Corn uses the White House concession that “that Bush should not have included this charge in his speech” as some sort of validation of Wilson.  Actually, as I felt at the time, the Bush concession was the biggest mistake Bush made regarding this “scandal”.  It doesn’t validate Wilson so much as it shows a moment where the administration went wobbly.  Bush has since stood by the 16 words.
 
Corn then diverts the issue back to what he considers the real scandal, the exposure of Mrs. Plame.  Somehow, he thinks this commission should’ve spent as much time trying to uncover the source of that leak.  But that wasn’t the commission’s job.  In fact, there’s a whole other commission looking at that.
 
Steyn makes an interesting observation: 

 
He [Wilson] makes much of his intimacy with Wanke and gives himself the credit for ridding Niger of the Wanke regime.
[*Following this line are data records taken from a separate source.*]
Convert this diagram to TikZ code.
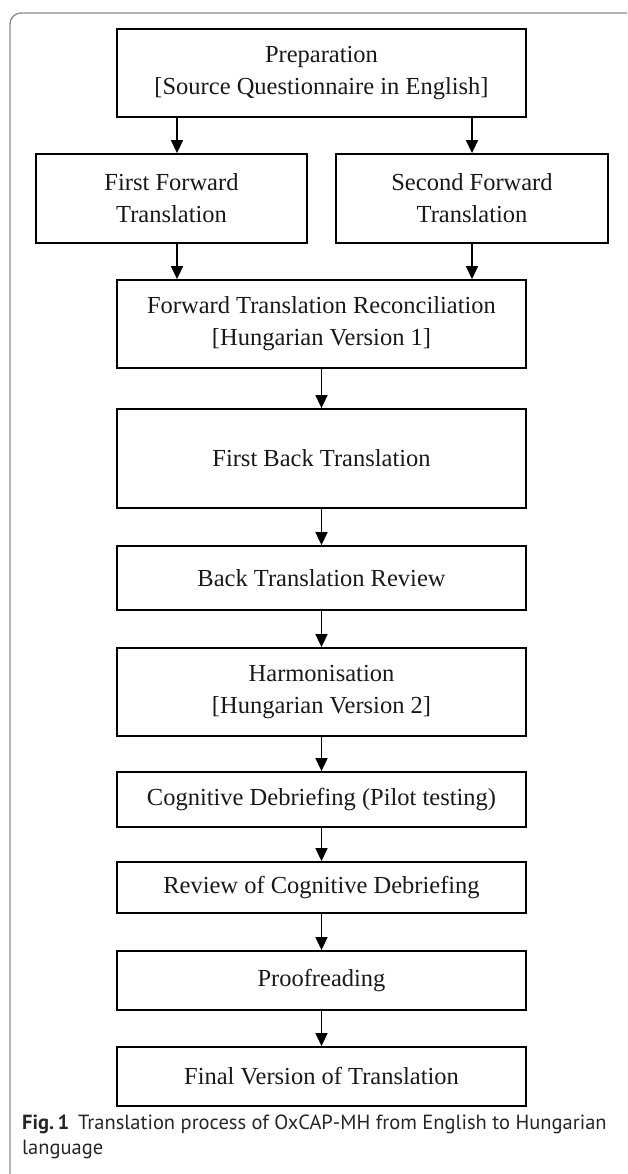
\documentclass[tikz,border=0pt]{standalone}
\usepackage{fontspec}
\setmainfont{Liberation Serif}
\newfontfamily\capfont{PT Sans}
\usetikzlibrary{arrows.meta,calc}
\begin{document}
\begin{tikzpicture}[x=1pt,y=-1pt,
  box/.style={draw=black, line width=1.8pt, align=center, inner sep=0pt,
    font=\fontsize{24.5}{32}\selectfont, text=black!90},
  arr/.style={line width=1.6pt, -{Triangle[width=12pt,length=13pt]}},
  framec/.style={draw=black!45, line width=1.3pt, rounded corners=11pt},
  caption/.style={font=\capfont\fontsize{20.5}{25}\selectfont, align=left, inner sep=0pt, text=black!85}
]
\useasboundingbox (0,0) rectangle (627,1174);
\begin{scope}
  \clip (0,0) rectangle (627,1174);
  \draw[framec] (10,13) rectangle (640,1190);
\end{scope}

\node[box, minimum width=409pt, minimum height=88pt] (prep) at (321.5,73)
  {Preparation\\ {[Source Questionnaire in English]}};
\node[box, minimum width=271pt, minimum height=89pt] (ff) at (171.5,198.5)
  {First Forward\\ Translation};
\node[box, minimum width=272pt, minimum height=89pt] (sf) at (472,198.5)
  {Second Forward\\ Translation};
\node[box, minimum width=409pt, minimum height=88pt] (recon) at (321.5,324)
  {Forward Translation Reconciliation\\ {[Hungarian Version 1]}};
\node[box, minimum width=409pt, minimum height=99pt] (fbt) at (321.5,458.5)
  {First Back Translation};
\node[box, minimum width=409pt, minimum height=64pt] (btr) at (321.5,578)
  {Back Translation Review};
\node[box, minimum width=409pt, minimum height=88pt] (harm) at (321.5,692)
  {Harmonisation\\ {[Hungarian Version 2]}};
\node[box, minimum width=409pt, minimum height=55pt] (cog) at (321.5,799.5)
  {Cognitive Debriefing (Pilot testing)};
\node[box, minimum width=409pt, minimum height=51pt] (rev) at (321.5,887.5)
  {Review of Cognitive Debriefing};
\node[box, minimum width=409pt, minimum height=59pt] (proof) at (321.5,980.5)
  {Proofreading};
\node[box, minimum width=409pt, minimum height=59pt] (final) at (321.5,1076.5)
  {Final Version of Translation};

\path ($(ff.north)+(5.5,0)$) coordinate (ffin);
\path ($(ff.south)+(5.5,0)$) coordinate (ffout);
\draw[arr] (ffin |- prep.south) -- (ffin);
\draw[arr] (sf.north |- prep.south) -- (sf.north);
\draw[arr] (ffout) -- (ffout |- recon.north);
\draw[arr] (sf.south) -- (sf.south |- recon.north);
\draw[arr] (recon.south) -- (fbt.north);
\draw[arr] (fbt.south) -- (btr.north);
\draw[arr] (btr.south) -- (harm.north);
\draw[arr] (harm.south) -- (cog.north);
\draw[arr] (cog.south) -- (rev.north);
\draw[arr] (rev.south) -- (proof.north);
\draw[arr] (proof.south) -- (final.north);

\node[caption, anchor=base west] (cap) at (22,1154)
  {{\bfseries Fig.\,1}\hspace{9pt}Translation process of OxCAP-MH from English to Hungarian\\ language};
\end{tikzpicture}
\end{document}
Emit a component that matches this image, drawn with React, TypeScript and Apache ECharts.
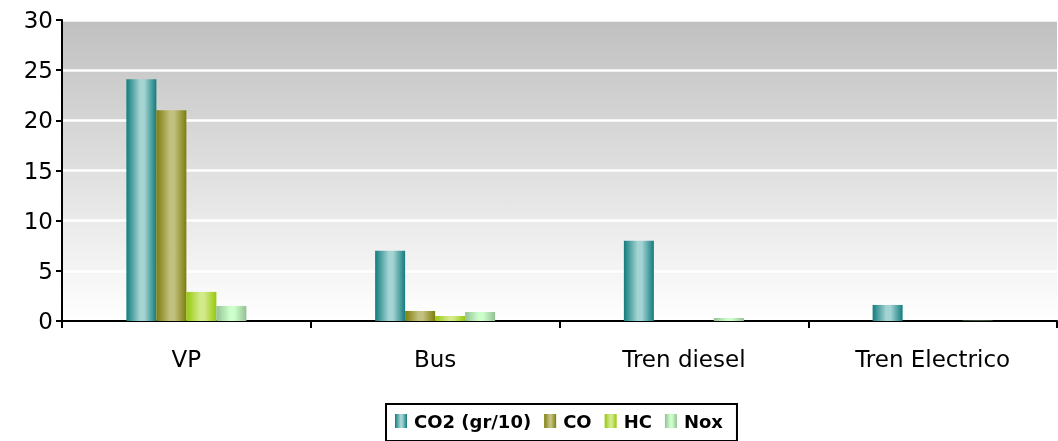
import React, { useEffect, useRef } from "react";
import * as echarts from "echarts";

const categories = ["VP", "Bus", "Tren diesel", "Tren Electrico"];
const seriesNames = ["CO2 (gr/10)", "CO", "HC", "Nox"];
const co2 = [24.1, 7.0, 8.0, 1.6];
const co = [21.0, 1.0, 0, 0];
const hc = [2.9, 0.5, 0, 0];
const nox = [1.5, 0.9, 0.3, 0.03];
const yTicks = { min: 0, max: 30, interval: 5 };

const palettes = [
  ["#137c7c", "#a3d3d3", "#137c7c"],
  ["#7d7d0c", "#c2c07e", "#7d7d0c"],
  ["#96c80a", "#d2ea8a", "#96c80a"],
  ["#94c094", "#ccffcc", "#94c094"],
];

const FONT = "DejaVu Sans, Liberation Sans, Arial, sans-serif";

function grad(p: string[]) {
  return new echarts.graphic.LinearGradient(0, 0, 1, 0, [
    { offset: 0, color: p[0] },
    { offset: 0.45, color: p[1] },
    { offset: 0.6, color: p[1] },
    { offset: 1, color: p[2] },
  ]);
}

export default function App() {
  const ref = useRef<HTMLDivElement>(null);
  useEffect(() => {
    if (!ref.current) return;
    const chart = echarts.init(ref.current, null, { renderer: "svg" });
    const data = [co2, co, hc, nox];
    chart.setOption({
      animation: false,
      textStyle: { fontFamily: FONT },
      grid: {
        left: 62,
        right: 1,
        top: 20,
        bottom: 120,
        show: true,
        borderWidth: 0,
        backgroundColor: new echarts.graphic.LinearGradient(0, 0, 0, 1, [
          { offset: 0, color: "#c0c0c0" },
          { offset: 1, color: "#ffffff" },
        ]),
      },
      legend: {
        left: 386,
        top: 404,
        data: seriesNames,
        icon: "rect",
        itemWidth: 12,
        itemHeight: 14,
        itemGap: 13,
        borderColor: "#000",
        borderWidth: 2,
        padding: [8, 14, 11, 9],
        textStyle: {
          fontSize: 18,
          fontWeight: "bold",
          color: "#000",
          fontFamily: FONT,
          padding: [0, 0, 0, 2],
        },
      },
      xAxis: {
        type: "category",
        data: categories,
        boundaryGap: true,
        axisLine: { lineStyle: { color: "#000", width: 2 } },
        axisTick: { show: true, length: 7, alignWithLabel: false, lineStyle: { color: "#000", width: 2 } },
        axisLabel: { fontSize: 23, color: "#000", margin: 26, fontFamily: FONT },
      },
      yAxis: {
        type: "value",
        min: yTicks.min,
        max: yTicks.max,
        interval: yTicks.interval,
        axisLine: { show: true, lineStyle: { color: "#000", width: 2 } },
        axisTick: { show: true, length: 6, lineStyle: { color: "#000", width: 2 } },
        axisLabel: { fontSize: 23, color: "#000", margin: 9, fontFamily: FONT },
        splitLine: { show: true, lineStyle: { color: "#ffffff", width: 2.5 } },
      },
      series: seriesNames.map((name, i) => ({
        name,
        type: "bar",
        data: data[i],
        barWidth: 30,
        barGap: "0%",
        itemStyle: { color: grad(palettes[i]) },
      })),
    });
    return () => chart.dispose();
  }, []);
  return (
    <div
      ref={ref}
      style={{ position: "fixed", left: 0, top: 0, width: 1058, height: 441 }}
    />
  );
}
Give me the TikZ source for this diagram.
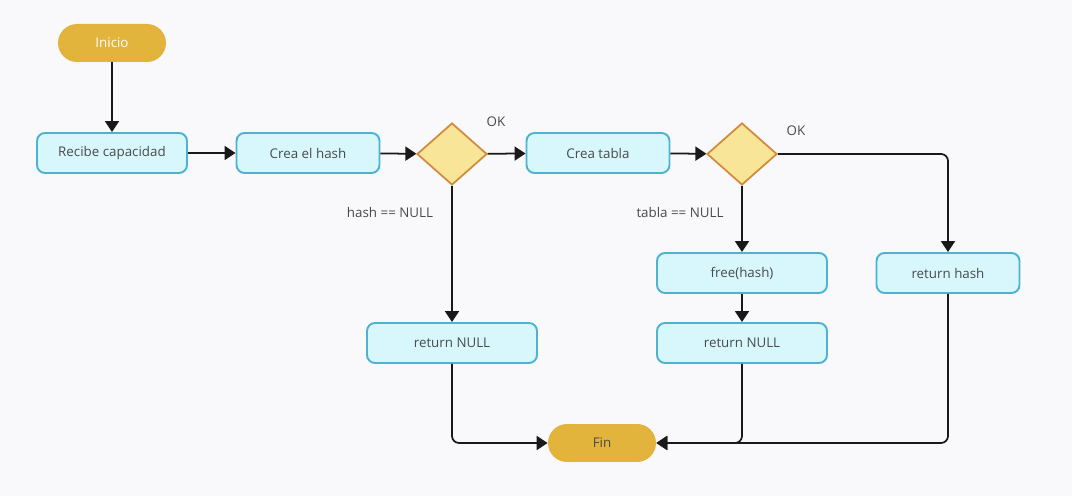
\documentclass[tikz,border=0pt]{standalone}
\usepackage{fontspec}
\setmainfont{Open Sans}
\usetikzlibrary{shapes.geometric,arrows.meta}
\definecolor{boxfill}{HTML}{D7F7FC}
\definecolor{boxline}{HTML}{4DB3D1}
\definecolor{decfill}{HTML}{F9E597}
\definecolor{decline}{HTML}{D38A3A}
\definecolor{pillfill}{HTML}{E2B43C}
\definecolor{txt}{HTML}{4A4A4A}
\definecolor{bg}{HTML}{F9F9FB}
\tikzset{
	flownode/.style = {align=center, inner sep=0pt, text centered, font=\fontsize{7.6}{9}\selectfont, text=txt},
	terminal/.style = {flownode, rectangle, fill=pillfill, rounded corners=0.38cm, minimum width=2.16cm, minimum height=0.76cm},
	proc/.style = {flownode, rectangle, draw=boxline, fill=boxfill, line width=1.1pt, rounded corners=0.16cm, minimum height=0.8cm},
	decision/.style = {flownode, diamond, draw=decline, fill=decfill, line width=1pt, minimum width=1.4cm, minimum height=1.24cm},
	lbl/.style = {flownode},
	flow/.style = {draw=black!90, line width=1pt, rounded corners=0.14cm, -{Triangle[length=0.22cm, width=0.28cm]}}
}
\begin{document}
\begin{tikzpicture}[x=0.02cm, y=-0.02cm]
		\fill [bg] (0,0) rectangle (1072,496);
		\useasboundingbox (0,0) rectangle (1072,496);
		% nodes
		\node [terminal, text=white] (inicio) at (112,43) {Inicio};
		\node [proc, minimum width=3cm] (recibe) at (112,153) {Recibe capacidad};
		\node [proc, minimum width=2.86cm] (creahash) at (308,153) {Crea el hash};
		\node [decision] (dhash) at (452,154) {};
		\node [proc, minimum width=2.86cm] (creatabla) at (598,153) {Crea tabla};
		\node [decision] (dtabla) at (742,154) {};
		\node [proc, minimum width=3.4cm] (freehash) at (742,273) {free(hash)};
		\node [proc, minimum width=2.86cm] (rethash) at (948,273) {return hash};
		\node [proc, minimum width=3.4cm] (nulla) at (452,343) {return NULL};
		\node [proc, minimum width=3.4cm] (nullb) at (742,343) {return NULL};
		\node [terminal] (fin) at (602,443) {Fin};
		% labels
		\node [lbl] (okhash) at (496,122) {OK};
		\node [lbl] (oktabla) at (796,131) {OK};
		\node [lbl] (nohash) at (390,212) {hash == NULL};
		\node [lbl] (notabla) at (680,212) {tabla == NULL};
		% connectors
		\draw [flow] (inicio) -- (recibe);
		\draw [flow] (recibe) -- (creahash);
		\draw [flow] (creahash) -- (dhash);
		\draw [flow] (dhash) -- (creatabla);
		\draw [flow] (creatabla) -- (dtabla);
		\draw [flow] (dtabla.east) -| (rethash);
		\draw [flow] (dhash) -- (nulla);
		\draw [flow] (dtabla) -- (freehash);
		\draw [flow] (freehash) -- (nullb);
		\draw [flow] (nulla) |- (fin);
		\draw [flow] (nullb) |- (fin);
		\draw [flow] (rethash) |- (fin);
\end{tikzpicture}
\end{document}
The question then is why a man who knew so much about what was going on chose deliberately to misrepresent it to all his media/ Democrat buddies, not to mention to the American people.
 
…The obvious explanation for Wilson's deceit about what he found in Africa is that his hatred of Bush outweighed everything else.

 To me, this Wilson saga reflects the CIA woes more than any alleged pressure from the White House.  There are problems in the CIA, all right, but they appear to be from people like Wilson.